The FSPS school board approved a resolution about masks at a special called board meeting Aug. 9. The resolution requires face coverings by all students, employees and visitors in school buildings or vehicles when more than two people are present. The requirement was put into effect for 60 days. That mandate was set to expire Oct. 8.
The extension will allow district administrators time to come up with a phasing process that incorporates Arkansas Center for Health Improvement (ACHI) data and recommendations and gives more flexibility to the superintendent to lift the mandate if and when the number of those infected with the virus in the community declines.
ACHI school district data represents known infections per 10,000 residents over 14 days. Dr. Joe Thompson, ACHI president and CEO, has recommended that if mandates were to be dropped a district should have no more than 30 new known infections per 10,000 residents over 14 days.
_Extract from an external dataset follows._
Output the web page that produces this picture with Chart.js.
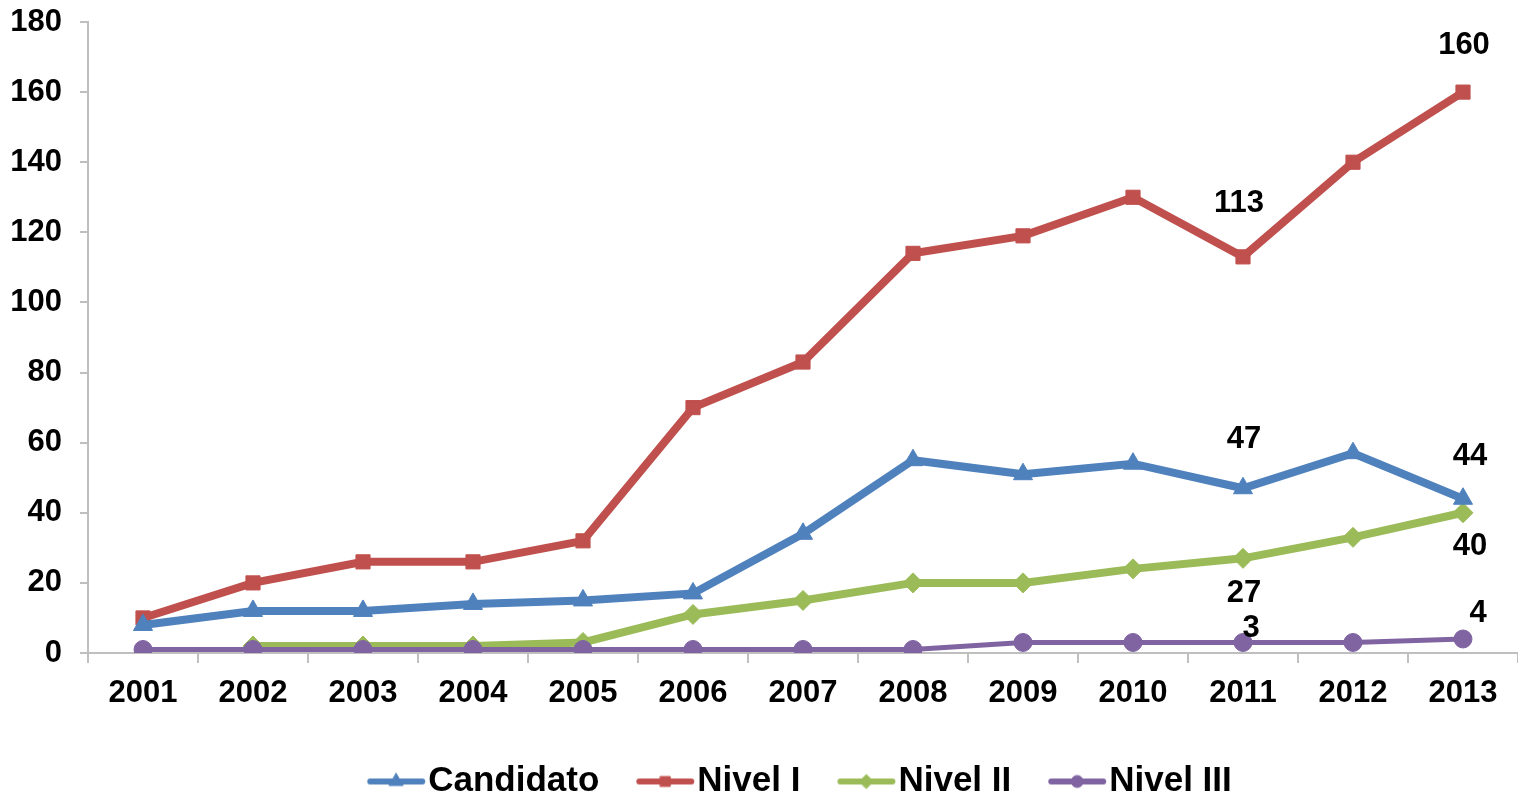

Fort Smith has consistently stayed at over 60 known new infections per 10,000 residents over 14 days since Aug. 23, Superintendent Dr. Terry Morawski told the board Monday during the board’s regular meeting.
Board members Dalton Person, Troy Ecklehoff and Matt Blaylock voted against the resolution. Person wanted to give more flexibility to the superintendent to lift or reinstate the mandate as he sees fit based on the rate of known new infections. Ecklehoff and Blaylock both asked for the mandate to be allowed to expire Oct. 8 and for the board to revisit the data 30 days after that point.
Morawski told the board that since the start of the school year in August, there have been 459 new positive cases of COVID-19 in the school district. Of those, 71 were staff members and 388 were students. Of those, five students were exposed to the virus in the school. All others were exposed to the virus outside of the school.
Board member Dee Blackwell said the statistics show that the mask mandate is working inside the school and allowing the school board to fulfill its mission of providing a safe and equitable education for all students and to keep all the schools open.
“We have very low on-campus transmission. They are spreading it in the community. They are not spreading it in the classroom,” Person said in agreement.